Germany’s former Minister of Defense, Rudolf Scharping, complains that “the nuances” are lost if direct and personal exchanges are not cultivated. Sober analysis is needed instead of decoupling. He pleads for cooperation. He cites trade, investment, research and development, and necessary negotiations. Without China, for example, there would be no globally viable response to climate change.

To put it bluntly, it reads like this: Since complete decoupling (which apparently excludes even negotiations) is bad and efforts to address climate change are good, the suggestion is that cooperation per se is the right way to go. The problem is that the cooperation partner cannot be freely chosen in China, but automatically ends up in the hands of those who are responsible for the aforementioned human rights crimes in Xinjiang or the military threats against Taiwan.

Even Scharping cannot elude the powers that be. This became apparent at the 9th German-Chinese Business Conference in Frankfurt in early September, which was jointly organized by his consulting firm and the China Economic Cooperation Center (CECC, 中国经济联络中心) and supported by the China Council for International Investment Promotion (CCIIP, 中国国际投资促进会).

The CECC reports directly to the International Liaison Department, which is part of the Central Committee of the Communist Party of China. The International Liaison Department is responsible for the CP’s relations with other parties outside the country, historically primarily with other communist parties, but since the reform and opening-up policy also with political parties of all kinds.

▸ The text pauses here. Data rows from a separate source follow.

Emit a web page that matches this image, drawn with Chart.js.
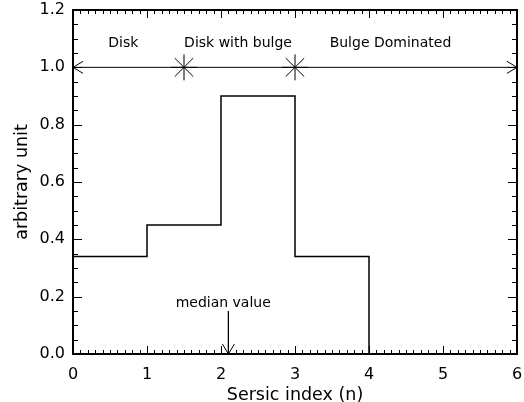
<!DOCTYPE html>
<html>
<head>
<meta charset="utf-8">
<script src="https://cdn.jsdelivr.net/npm/chart.js@4.4.0/dist/chart.umd.min.js"></script>
<style>
  html, body { margin: 0; padding: 0; background: #fff; }
  #wrap { width: 524px; height: 402px; }
</style>
</head>
<body>
<div id="wrap"><canvas id="chart" width="524" height="402"></canvas></div>
<script>
// histogram: left bin edges and heights
const binEdges = [0, 1, 2, 3, 4];
const binHeights = [0.34, 0.45, 0.90, 0.34];

// regions along the top
const regionBounds = [0, 1.5, 3, 6];
const regionLineY = 1.0;
const regionLabels = ['Disk', 'Disk with bulge', 'Bulge Dominated'];
const regionLabelX = [0.68, 2.23, 4.29];
const regionLabelY = 1.085;

// median marker
const medianValue = 2.1;
const medianArrowTop = 0.15;
const medianLabel = 'median value';
const medianLabelX = 2.03;
const medianLabelY = 0.178;

const xMin = 0, xMax = 6, yMin = 0, yMax = 1.2;

const histPoints = binEdges.map((e, i) => ({ x: e, y: i < binHeights.length ? binHeights[i] : 0 }));
const regionPoints = regionBounds.map(b => ({ x: b, y: regionLineY }));
const medianPoints = [{ x: medianValue, y: medianArrowTop }, { x: medianValue, y: 0 }];

const FONT = 'DejaVu Sans';

function arrowHead(ctx, tipX, tipY, dx, dy) {
  // dx,dy: unit direction the arrow points to
  const len = 10, half = 6;
  const bx = tipX - dx * len, by = tipY - dy * len;
  ctx.beginPath();
  ctx.moveTo(bx - dy * half, by + dx * half);
  ctx.lineTo(tipX, tipY);
  ctx.lineTo(bx + dy * half, by - dx * half);
  ctx.stroke();
}

// no extra room for overflowing tick labels, the frame is fixed
function noPad(s) {
  s.paddingTop = 0; s.paddingBottom = 0; s.paddingLeft = 0; s.paddingRight = 0;
}

const decorPlugin = {
  id: 'decor',
  afterDatasetsDraw(chart) {
    const { ctx, chartArea: a, scales: { x, y } } = chart;
    ctx.save();
    ctx.strokeStyle = '#000';
    ctx.lineWidth = 1;

    // arrowheads on the region line
    const ry = y.getPixelForValue(regionLineY);
    arrowHead(ctx, x.getPixelForValue(regionBounds[0]), ry, -1, 0);
    arrowHead(ctx, x.getPixelForValue(regionBounds[regionBounds.length - 1]), ry, 1, 0);

    // arrowhead on the median marker
    arrowHead(ctx, x.getPixelForValue(medianValue), y.getPixelForValue(0), 0, 1);

    // text
    ctx.fillStyle = '#000';
    ctx.font = '14px "' + FONT + '"';
    ctx.textAlign = 'center';
    ctx.textBaseline = 'middle';
    regionLabels.forEach((t, i) => {
      ctx.fillText(t, x.getPixelForValue(regionLabelX[i]), y.getPixelForValue(regionLabelY));
    });
    ctx.fillText(medianLabel, x.getPixelForValue(medianLabelX), y.getPixelForValue(medianLabelY));

    // frame
    ctx.lineWidth = 2;
    ctx.strokeRect(a.left, a.top, a.right - a.left, a.bottom - a.top);

    // inward ticks on all four sides
    ctx.lineWidth = 1;
    ctx.beginPath();
    for (let i = 0; i <= 60; i++) {
      const v = i / 10;
      const px = Math.round(x.getPixelForValue(v)) + 0.5;
      const len = i % 10 === 0 ? 8 : 4;
      ctx.moveTo(px, a.bottom); ctx.lineTo(px, a.bottom - len);
      ctx.moveTo(px, a.top); ctx.lineTo(px, a.top + len);
    }
    for (let i = 0; i <= 24; i++) {
      const v = i * 0.05;
      const py = Math.round(y.getPixelForValue(v)) + 0.5;
      const len = i % 4 === 0 ? 9 : 5;
      ctx.moveTo(a.left, py); ctx.lineTo(a.left + len, py);
      ctx.moveTo(a.right, py); ctx.lineTo(a.right - len, py);
    }
    ctx.stroke();
    ctx.restore();
  }
};

new Chart(document.getElementById('chart'), {
  type: 'line',
  data: {
    datasets: [
      {
        data: histPoints,
        stepped: 'before',
        borderColor: '#000',
        borderWidth: 1.5,
        pointRadius: 0,
        fill: false
      },
      {
        data: regionPoints,
        borderColor: '#000',
        borderWidth: 1,
        pointStyle: 'star',
        pointRadius: regionBounds.map((b, i) => (i === 0 || i === regionBounds.length - 1) ? 0 : 13),
        pointBorderColor: '#000',
        pointBorderWidth: 1,
        fill: false
      },
      {
        data: medianPoints,
        borderColor: '#000',
        borderWidth: 1,
        pointRadius: 0,
        fill: false
      }
    ]
  },
  options: {
    responsive: false,
    animation: false,
    layout: { padding: { top: 10, right: 7, left: 0, bottom: 0 } },
    plugins: {
      legend: { display: false },
      tooltip: { enabled: false }
    },
    scales: {
      x: {
        type: 'linear',
        min: xMin,
        max: xMax,
        afterFit(s) { s.height = 48; noPad(s); },
        grid: { display: false, drawTicks: false },
        border: { display: false },
        ticks: {
          stepSize: 1,
          padding: 11,
          color: '#000',
          font: { family: FONT, size: 16 }
        },
        title: {
          display: true,
          text: 'Sersic index (n)',
          color: '#000',
          font: { family: FONT, size: 17.5 },
          padding: { top: 0, bottom: -4 }
        }
      },
      y: {
        type: 'linear',
        min: yMin,
        max: yMax,
        afterFit(s) { s.width = 73; noPad(s); },
        grid: { display: false, drawTicks: false },
        border: { display: false },
        ticks: {
          stepSize: 0.2,
          padding: 8,
          color: '#000',
          font: { family: FONT, size: 16 },
          callback: v => v.toFixed(1)
        },
        title: {
          display: true,
          text: 'arbitrary unit',
          color: '#000',
          font: { family: FONT, size: 17.5 },
          padding: { top: 12, bottom: 0 }
        }
      }
    }
  },
  plugins: [decorPlugin]
});
</script>
</body>
</html>
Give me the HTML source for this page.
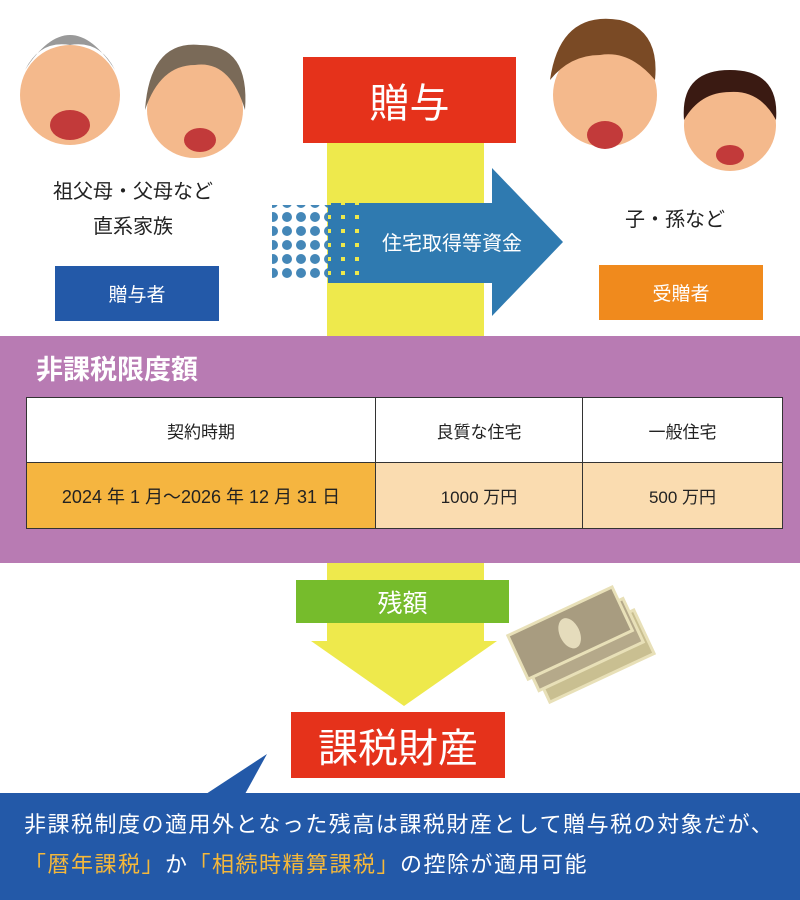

Influencing is barely denied

Since the early 2000s, and especially under President Xi Jinping, the International Liaison Department (as well as the Propaganda Department and especially the Unified Front Work Department) has gained significance. The fact that this involves influencing, co-opting, and asserting foreign policy interests of the Chinese party-state is hardly denied.

Recent research on the International Liaison Department also mentions Germany’s special position in Europe in these efforts. The CECC’s homepage also explicitly states the goal of promoting the “external work” (对外工作) of the CCP and implementing “Xi Jinping Thought on Socialism with Chinese Characteristics for a New Era.”

The fact that the International Liaison Department is behind the CECC can also be seen in the list of speakers at the Frankfurt conference. Shen Beili 沈蓓莉 and Liu Jingqin 刘敬钦, one current and one former top official of the International Liaison Department, attended the event. Jiang Feng 姜锋, the Party Secretary of Shanghai International Studies University, also delivered a speech in Frankfurt. The latter, in a conversation with Scharping published by the People’s Daily in January 2022, described the PRC political system “as a multi-party system” in which there are “many democratic parties” – meaning the “parties” that are under the leadership and control of the CCP and gathered in the united front.

Cooperation with the International Liaison Department is by no means new. For instance, last year Scharping attended the Summit between the Chairman of the Chinese Communist Party and Political Parties Worldwide, which is hosted by the International Liaison Department. There, he praised the CCP several times in his speech. But the fact that cooperation with actors from the People’s Republic of China always leads to co-optation is ultimately owed to a systemic necessity inherent in a one-party dictatorship, which is China’s political system as stated in Article 1 of the state constitution and despite its cadres’ claims to the contrary. Under this system, all relations with the world are managed outside the Party and, as far as possible, subordinated to the Party agenda.

At what point does cooperation lead to complicity?

Those who choose cooperation, for which there may be good reasons, must find a way to deal with co-optation. Do you censor yourself to some extent because you don’t want to burden your counterpart too much, out of politeness, clever tactics or because this would help you to achieve your own interests? Or do you even explicitly echo the propaganda positions of the Chinese Communist Party, which are normalized in the process, and thus even accept the successful exercise of discourse power? At what point does cooperation lead to complicity?

All these questions may and must be answered individually and differently in each case. But one thing is clear: If one cooperates directly with Chinese party-state institutions, one must transparently disclose this fact. This is the only way to leave it up to others to decide how far they want to be appropriate.

Ralph Weber is a Professor of European Global Studies at the University of Basel in Switzerland. His research fields include Chinese political philosophy, modern Confucianism, and Chinese politics. He focuses on European-Chinese relations and published a widely acclaimed study on the influence of the Chinese party-state in Switzerland in December 2020.